The other part is that, for the amount of adaptability you might want to have in it, it's going to need to be really big, data structure-wise. (not size of data structure, the data structure itself will need to be huge and probably complex).
Pertaining to your idea though, here's what I told my sister. If you feel passionate enough about it, go for it. But you can't go into it thinking "I'm gonna make a billion dollars and be the next Bill Gates.". Go into it because *you* want it and *you* feel its useful and *you* would use it everyday. You're building this for you first and foremost and, if it happens to have enough wiggle room in some of the decision and design aspect to be appealing to someone else, then you can make some concessions for other people. Because then, even if it never takes off, it'll make *your* life easier/better and your job more enjoyable. And, in the end, that's what programming is really for. Automation through logical task reduction to make tasks easier/better.

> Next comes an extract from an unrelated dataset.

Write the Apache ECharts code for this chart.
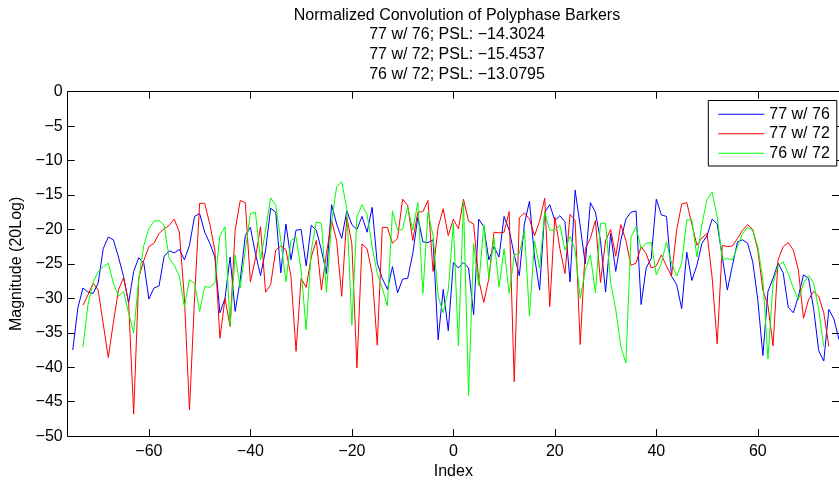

For your idea, if you want to do some of the inital leg work yourself, reading up on database schemas on relational databases. Particularly data normalization, foreign key relations and the one-to-many and many-to-many relations between tables. Depending on the abstractness, I would also look into noSQL DB's like mongodb. Since, most likely, you won't need consistency in your tables (the word "consistency" means different things in database than it does in plain English) as much, a non-structured enforced database like noSQLs and mongodb might be a better fit than relational databases. But the cost is just that, it's not structured and, hence, can be hard to guarantee a query will have completeness in its results.